Note that for even $k$, there are no restrictions on possible sums
(since there are no odd primes $p$ for which $ p-1 \mid k-1 $),
but there are only
a finite number of solutions for any sum.

\section{Bounds on Positive Solutions}
We now turn to the question of positive integer solutions to our equation.
In this section we consider the relationships between the sum $s$, the
number of elements $n$, and the highest element $h$ in a solution to
(\ref{eq:skube})
over the positive integers.

\blm
In any positive integer solution to (\ref{eq:skube}),
the following inequalities hold:

(a) $ s^{k-m} \leq n^{k-1} $,

(b) $ h^{k-1} \geq s^{m-1} $,

(c) $ h \leq n^{\frac{ m(k-1) }{ k(k-m) }} $, and 

(d) $ (n - 1)^{k-1} \geq \frac{(s-h)^{k}}{s^{m} - h^{k}} $.
\elm
\pf

	(a) $ \sum x^{k} $ is minimized for a given length and sum when all the
	 terms are the same.  This gives $ x = s/n $, so
	 $\sum (s/n)^{k} \leq s^{m} $,  and this implies 
         $s^{k-m} \leq n^{k-1} $.

	(b) $ h^{k} = s^{m} - \sum x^{k} $ is minimized when $x$ is as large
        as possible, i.e., when $ x = h $.  This gives $nh^{k} = s^{m}$
 	    and $ nh = s $, so $ h^{k-1} \geq s^{m-1} $.
 
	(c) Follows from (a) and the inequality $ h^{k} \leq s^{m} $.

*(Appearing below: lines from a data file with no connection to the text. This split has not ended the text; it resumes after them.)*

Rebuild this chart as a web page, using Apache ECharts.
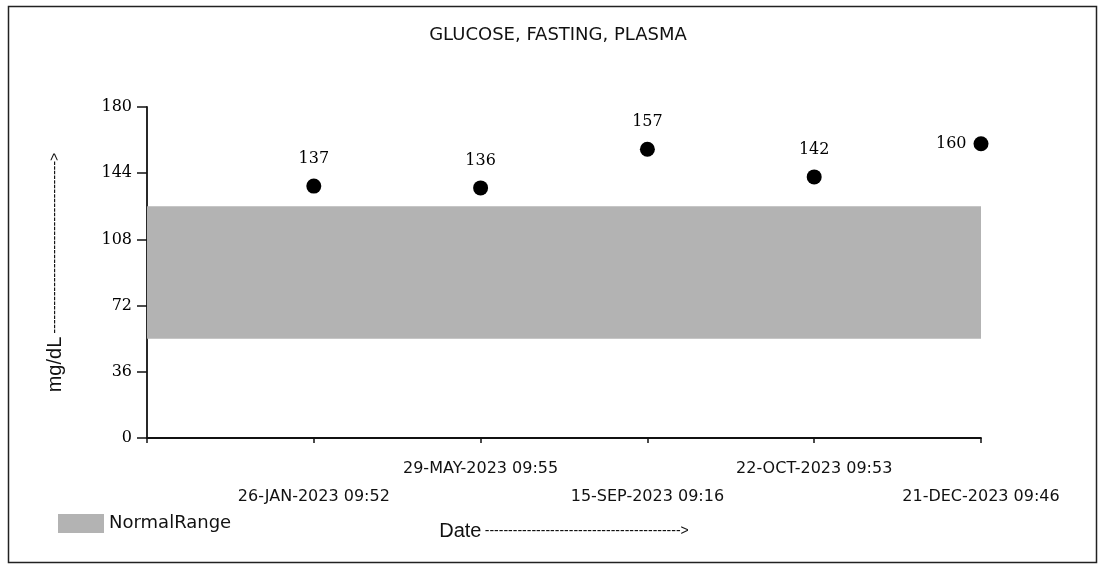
<!DOCTYPE html>
<html>
<head>
<meta charset="utf-8">
<script src="https://cdn.jsdelivr.net/npm/echarts@6/dist/echarts.min.js"></script>
<style>
html,body{margin:0;padding:0;background:#fff;}
#chart{width:1100px;height:569px;}
</style>
</head>
<body>
<div id="chart"></div>
<script>
// ---- data ----
var chartTitle = 'GLUCOSE, FASTING, PLASMA';
var dates = ['26-JAN-2023 09:52', '29-MAY-2023 09:55', '15-SEP-2023 09:16', '22-OCT-2023 09:53', '21-DEC-2023 09:46'];
var values = [137, 136, 157, 142, 160];
var normalRange = [54, 126];
var yTicks = [0, 36, 72, 108, 144, 180];
var legendName = 'NormalRange';
var xName = 'Date';
var yName = 'mg/dL';

// ---- build ----
var categories = [''].concat(dates);
var pointData = values.map(function (v, i) {
  var d = { value: [dates[i], v] };
  if (i === values.length - 1) {
    d.label = { position: 'left', distance: 7 };
  }
  return d;
});
var dashes = function (n) { return new Array(n + 1).join('-'); };

var chart = echarts.init(document.getElementById('chart'), null, { renderer: 'canvas' });
chart.setOption({
  animation: false,
  backgroundColor: '#ffffff',
  graphic: [
    { type: 'rect', shape: { x: 8.5, y: 6.5, width: 1088, height: 556 },
      style: { fill: 'none', stroke: '#222', lineWidth: 1.5 }, z: -1 },
    { type: 'text', x: 558, y: 35,
      style: { text: chartTitle, fill: '#111', font: '18px "DejaVu Sans"', align: 'center', verticalAlign: 'middle' } }
  ],
  legend: {
    data: [{ name: legendName, icon: 'rect' }],
    left: 53, top: 509,
    itemWidth: 46, itemHeight: 19, itemGap: 11,
    textStyle: { fontFamily: 'DejaVu Sans', fontSize: 18, color: '#111' }
  },
  grid: { left: 147, right: 119, top: 107, bottom: 131, containLabel: false },
  xAxis: {
    type: 'category',
    data: categories,
    boundaryGap: false,
    name: '{a|' + xName + '} {b|' + dashes(42) + '>}',
    nameLocation: 'middle',
    nameGap: 83,
    nameTextStyle: {
      rich: {
        a: { fontFamily: 'Liberation Sans', fontSize: 20, color: '#111' },
        b: { fontFamily: 'Liberation Sans', fontSize: 14, color: '#111' }
      }
    },
    axisLine: { lineStyle: { color: '#111', width: 1.8 } },
    axisTick: { show: true, length: 5, lineStyle: { color: '#111', width: 1.5 }, interval: 0 },
    axisLabel: {
      interval: 0,
      margin: 17,
      fontFamily: 'DejaVu Sans',
      fontSize: 16,
      color: '#111',
      lineHeight: 28,
      formatter: function (val, idx) {
        if (!val) return '';
        return (idx % 2 === 1) ? '\n' + val : val;
      }
    },
    splitLine: { show: false }
  },
  yAxis: {
    type: 'value',
    min: yTicks[0],
    max: yTicks[yTicks.length - 1],
    interval: yTicks[1] - yTicks[0],
    name: '{a|' + yName + '} {b|' + dashes(37) + '>}',
    nameLocation: 'middle',
    nameRotate: 90,
    nameGap: 82,
    nameTextStyle: {
      rich: {
        a: { fontFamily: 'Liberation Sans', fontSize: 20, color: '#111' },
        b: { fontFamily: 'Liberation Sans', fontSize: 14, color: '#111' }
      }
    },
    axisLine: { show: true, lineStyle: { color: '#111', width: 1.8 } },
    axisTick: { show: true, length: 10, lineStyle: { color: '#111', width: 1.5 } },
    axisLabel: { margin: 15, fontFamily: 'DejaVu Serif', fontSize: 16, color: '#000' },
    splitLine: { show: false }
  },
  series: [
    {
      name: legendName,
      type: 'line',
      data: [],
      color: '#b3b3b3',
      itemStyle: { color: '#b3b3b3' },
      markArea: {
        silent: true,
        itemStyle: { color: '#b3b3b3' },
        data: [[{ yAxis: normalRange[0] }, { yAxis: normalRange[1] }]]
      }
    },
    {
      name: 'Result',
      type: 'scatter',
      symbol: 'circle',
      symbolSize: 15,
      itemStyle: { color: '#000', opacity: 1 },
      label: {
        show: true,
        position: 'top',
        distance: 12,
        fontFamily: 'DejaVu Serif',
        fontSize: 16,
        color: '#000',
        formatter: function (p) { return p.value[1]; }
      },
      data: pointData,
      z: 5
    }
  ]
});
</script>
</body>
</html>
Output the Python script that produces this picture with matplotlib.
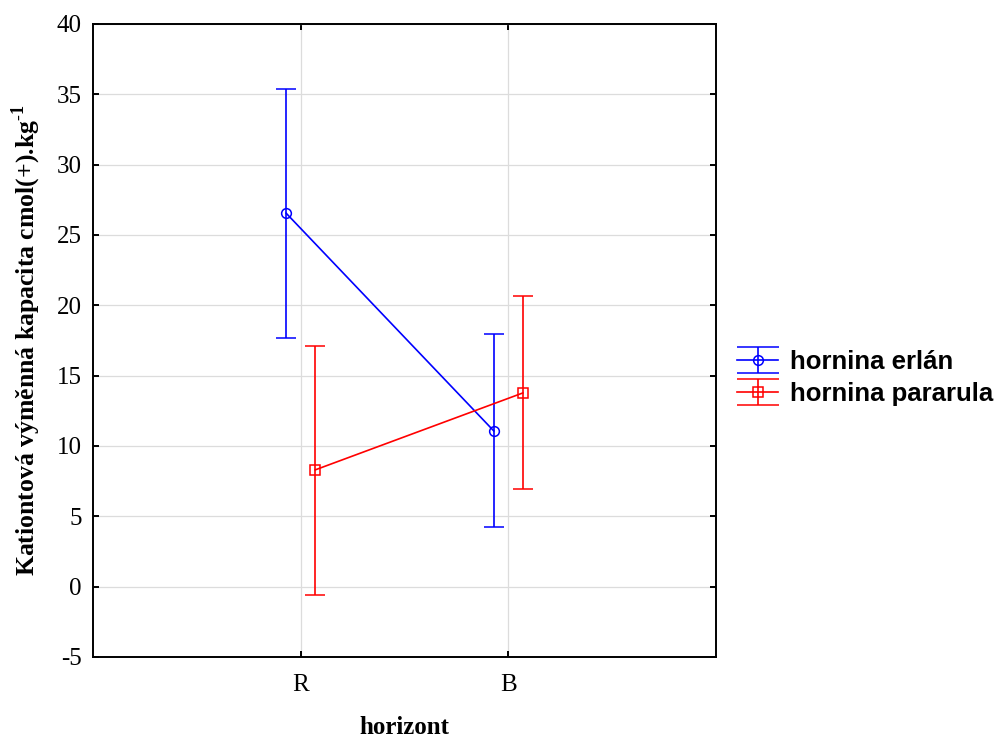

	(d) For a given $s$ and $h$, $ \sum x^{k} $ is minimized when
	all the other $n-1$ terms are the same.  This gives $ x = 
        \frac{s-h}{n-1}$, so
	$(n - 1)^{k-1} \geq \frac{(s-h)^{k}}{s^{m} - h^{k}} $.

\nl
When $k = 3$ and $m = 2$, we may further our analysis.

\bthm
In any positive integer solution to $ \sum x^{3} = ( \sum x )^{2} $ with
$ n > 1 $,
\begin{equation}
h \leq {2\over 3} + {{5 - 8 n + 4 {n^2}}\over{3 w}} + {{w}\over{3}}
\label{eq:high}
\end{equation}
where
\[
w = \sqrt[3]{ 11 - 28 n + 22 {n^2} - 8 {n^3} + 2 {n^4}
	    		- 2 {{\left( -1 - 2 n + {n^2} \right) }^{{3\over 2}}}
	    		+ 2 n {{\left( -1 - 2 n + {n^2} \right) }^{{3\over 2}}}
            }			
\]
\ethm
\pf By the above lemma, $ (n - 1)^{2} \geq \frac{(s-h)^{3}}{s^{2} - h^{3}} $.
	The right hand side is minimized when
	$ s^{2} - 2 h s = 3 h^{3} $ or
	$ s = h ( \sqrt{ 3 h +1 } - 1) $.
	Plugging this in and eliminating the roots by squaring yields a
	fourth degree polynomial in $h$, of which (\ref{eq:high}) is 
	the only nontrivial real solution.

\nl
The asymptotic behavior of this bound is dominated by the third term,
so $ h \leq \frac{\sqrt[3]{4}}{3} n^{4/3} $ as $ n \rightarrow \infty $.
It is also the least bound for all cases of which we are aware ($n \leq
12$), and it is exact for an infinite number of cases, as can be seen by
the multiset solution
\[
\{ \overbrace{ \frac{4}{3}(r^{3}-r), \ldots, \frac{4}{3}(r^{3}-r) }^{ 2r^{3}-3r {\rm \: times } },
	   \frac{4}{3}(r^{4}-r^{2})
\}.
\]
These bounds and Theorems 1 and 2 can be used to quickly generate
positive integer solutions.
\end{document}